Captopril was not more effective than conventional treatment in hypertension and led to an increase in stroke
ACP J Club. 1999 July-Aug;131:18. doi:10.7326/ACPJC-1999-131-1-018
Hansson L, Lindholm LH, Niskanen L, et al., for the Captopril Prevention Project (CAPPP) study group. Effect of angiotensin-converting-enzyme inhibition compared with conventional therapy on cardiovascular morbidity and mortality in hypertension: the Captopril Prevention Project (CAPPP) randomised trial. Lancet. 1999 Feb 20;353:611-6.
In patients with hypertension, does captopril reduce morbidity and mortality better than conventional therapy (diuretics or β-blockers)?
Randomized, single-blind, controlled trial with a mean follow-up of 6.1 years.
536 Swedish and Finnish health centers.
10 985 patients who were 25 to 66 years of age (mean age 53 y, 53% men) and had primary hypertension with diastolic blood pressure ≥ 100 mm Hg on 2 occasions. Exclusion criteria were secondary hypertension, serum creatinine level > 150 mmol/L, or a disorder that required treatment with β-blockers. Follow-up was 99.8%.
Patients were allocated to captopril, 50 mg daily in 1 or 2 doses (n = 5492), or conventional antihypertensive treatment, which consisted of diuretics (most commonly hydrochlorothiazide, 25 mg once daily, or bendrofluazide, 2.5 mg once daily), β-blockers (most commonly atenolol or metoprolol, 50 to 100 mg once daily), or both (n = 5493). To reach the treatment goal (supine diastolic blood pressure ≤ 90 mm Hg), captopril could be increased to 100 mg once or twice daily and, if necessary, a diuretic could be added; a calcium antagonist could be added to the regimen in either group.
Main outcome measures
Combined end point of fatal and nonfatal myocardial infarction (MI), stroke, and other types of cardiovascular death.
Analysis was by intention to treat. The groups did not differ for the combined end point (P = 0.52), fatal cardiovascular events (P = 0.09), or MI (P = 0.68); captopril led to more strokes than did conventional treatment (P = 0.04) (Table).
In patients with hypertension, captopril did not reduce morbidity and mortality better than conventional treatment and led to an increase in stroke.
Source of funding: Bristol-Myers Squibb.
For correspondence: Professor L. Hansson, Division of Clinical Hypertension Research, Department of Public Health and Social Sciences, University of Uppsala, Box 609, S-751 25 Uppsala, Sweden. FAX 46-18-177973.

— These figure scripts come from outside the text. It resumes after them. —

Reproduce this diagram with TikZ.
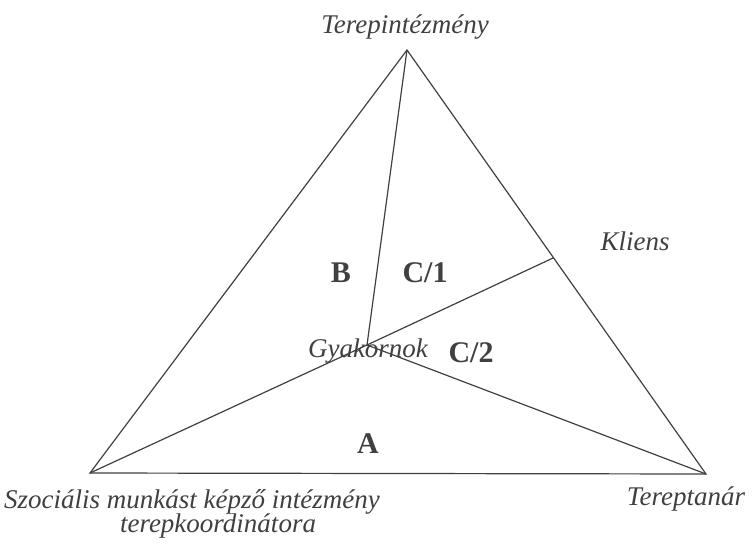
\documentclass[tikz,border=0pt]{standalone}
\usepackage{fontspec}
\setmainfont{Liberation Serif}
\usetikzlibrary{calc,positioning}
\definecolor{ink}{gray}{0.25}
\tikzset{
  role/.style={font=\fontsize{13.5}{16}\selectfont\itshape, text=ink, inner sep=0pt, anchor=base},
  zone/.style={font=\fontsize{15}{18}\selectfont\bfseries, text=ink, inner sep=0pt, anchor=base},
  side/.style={draw=ink, line width=0.6pt}
}
\begin{document}
\begin{tikzpicture}[x=0.5pt,y=-0.5pt]
  \useasboundingbox (0,0) rectangle (756,547);
  % corners of the triangle and the inner point
  \coordinate (T) at (407,50);
  \coordinate (L) at (90,473);
  \coordinate (R) at (706,474);
  \coordinate (G) at (367,345);
  \coordinate (K) at ($(T)!0.49!(R)$);
  \draw[side] (T) -- (L) -- (R) -- cycle;
  \draw[side] (T) -- (G) -- (K);
  \draw[side] (L) -- (G) -- (R);
  % roles
  \node[role] (terep) at (405,33) {Terepintézmény};
  \node[role] (kliens) at (635,250) {Kliens};
  \node[role] (tanar) at (686,505) {Tereptanár};
  \node[role] (koord) at (192,508) {Szociális munkást képző intézmény};
  \node[role] (koord2) at (218,532) {terepkoordinátora};
  \node[role] (gyak) at (368,357) {Gyakornok};
  % zones
  \node[zone] (zB) at (341,282) {B};
  \node[zone] (zC1) at (425,282) {C/1};
  \node[zone] (zC2) at (471,362) {C/2};
  \node[zone] (zA) at (368,453) {A};
\end{tikzpicture}
\end{document}
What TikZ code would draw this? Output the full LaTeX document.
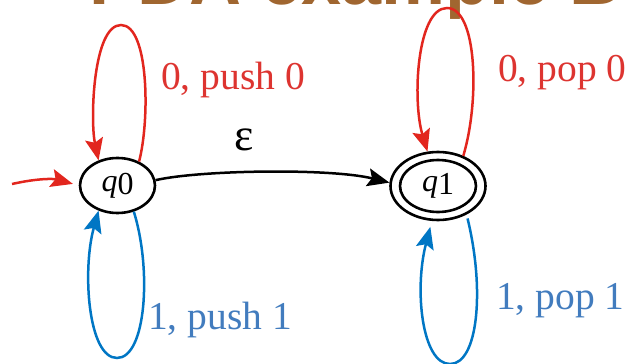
\documentclass[tikz,border=0pt]{standalone}
\usepackage{fontspec}
\setmainfont{Liberation Serif}
\newfontfamily\titlefont{Liberation Sans}
\usetikzlibrary{arrows.meta,shapes.geometric}
\definecolor{lred}{RGB}{226,38,30}
\definecolor{tred}{RGB}{221,52,48}
\definecolor{lblue}{RGB}{0,118,196}
\definecolor{tblue}{RGB}{66,124,190}
\definecolor{tbrown}{RGB}{160,102,48}
\begin{document}
\begin{tikzpicture}[x=1pt,y=-1pt,
  state/.style={ellipse,draw,line width=2.6pt,inner sep=0pt,font=\fontsize{32}{32}\selectfont},
  tip/.style={-{Stealth[length=22pt,width=18pt,inset=4pt]}},
  redline/.style={draw=lred,line width=2.5pt,tip},
  blueline/.style={draw=lblue,line width=2.5pt,tip},
  blackline/.style={draw=black,line width=2.5pt,tip},
  lab/.style={anchor=base west,inner sep=0pt,font=\fontsize{39.5}{40}\selectfont}
]
\useasboundingbox (0,0) rectangle (638,364);
\clip (0,0) rectangle (638,364);
\node[font=\titlefont\bfseries\fontsize{72}{72}\selectfont, text=tbrown, anchor=base west, inner sep=0pt] (title) at (89,5) {PDA example B};

\node[state, minimum width=75pt, minimum height=55pt] (q0) at (117.5,185.5) {\itshape q\upshape\raisebox{-3pt}{0}};
\node[state, minimum width=95pt, minimum height=68pt] (q1) at (438,186) {};
\node[state, minimum width=76pt, minimum height=52pt] (q1i) at (q1.center) {\itshape q\upshape\raisebox{-3pt}{1}};

% initial arrow
\coordinate (init) at (12,184);
\draw[redline, shorten >=6pt] (init) to[bend left=14] (q0.west);

% epsilon transition
\draw[blackline] (q0.8) .. controls (200,170) and (330,168) .. (q1.176);
\node[font=\fontsize{46}{46}\selectfont, inner sep=0pt] (eps) at (244,140) {ε};

% q0 loops
\draw[redline] (q0.48) .. controls (150,120) and (149,25) .. (121,25) .. controls (93,25) and (90,120) .. (q0.127);
\draw[blueline] (q0.-58) .. controls (152,270) and (146,358) .. (117,358) .. controls (88,358) and (82,270) .. (q0.-127);

% q1 loops
\draw[redline] (q1.50) .. controls (480,100) and (477,8) .. (447,8) .. controls (417,8) and (412,100) .. (q1.107);
\draw[blueline, shorten <=4pt, shorten >=6pt] (q1.-45) .. controls (485,290) and (478,364) .. (450,364) .. controls (422,364) and (414,290) .. (q1.-100);

% labels
\node[lab, text=tred] (l00) at (161,89) {0, push 0};
\node[lab, text=tred] (l01) at (498,81) {0, pop 0};
\node[lab, text=tblue] (l10) at (148,329) {1, push 1};
\node[lab, text=tblue] (l11) at (496,309) {1, pop 1};
\end{tikzpicture}
\end{document}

Table. Captopril vs conventional treatment for hypertension at mean 6.1-year follow-up*
|Outcomes||Captopril||Control||Adjusted RRI† (95% CI)||NNH (CI)|
|Combined end point||6.9%||6.1%||5% (-10 to 22)||Not significant|
|Stroke||3.5%||2.7%||25% (1 to 55)||125 (69 to 651)|
|Adjusted RRR (CI)||NNT (CI)|
|Myocardial infarction||3.0%||3.0%||4% (-19 to 23)||Not significant|
|Cardiovascular mortality||1.4%||1.7%||23% (-4 to 43)||Not significant|
*Abbreviations defined in Glossary; NNT, NNH, and CI calculated from data in article.
†Adjusted for age, sex, diabetes, systolic blood pressure, and previous treatment.
Angiotension-converting enzyme (ACE) inhibitors lower blood pressure to a similar extent as diuretics and β-blockers (1). Their effects on major cardiovascular outcomes, such as MI and stroke, have not been previously assessed in a randomized controlled trial. Nevertheless, superiority over β-blockers and diuretics has been claimed on the basis of improved intermediate outcomes, such as lipid profile and plasma potassium and glucose levels.
The main results of the CAPPP study refute these claims: The ACE inhibitor captopril did not prevent the primary end point more often than conventional therapy and increased risk for stroke.
The authors' conclusion that this drug may be useful in patients with diabetes is not sufficiently supported by their subgroup analysis. They did not state that this analysis was planned in the study design, and they reported a flaw in the randomization procedure that resulted in unbalanced groups. Moreover, their conclusion conflicts with firmer evidence shown by the U.K. Prospective Diabetes Study 40 in which 1148 hypertensive patients with diabetes were randomly allocated to captopril or atenolol (2). In that study, captopril was not more effective than atenolol for preventing major cardiovascular outcomes.
The mean difference between groups in baseline blood pressure levels could be large enough to explain the difference in efficacy for stroke prevention. Therefore, this first trial of ACE inhibitors in middle-aged, hypertensive patients is not definitive. Future trials may show that these drugs are equivalent to diuretics and β-blockers in the prevention of stroke but are unlikely to be proved superior.
Meanwhile, diuretics and β-blockers remain the first line of treatment for uncomplicated hypertension.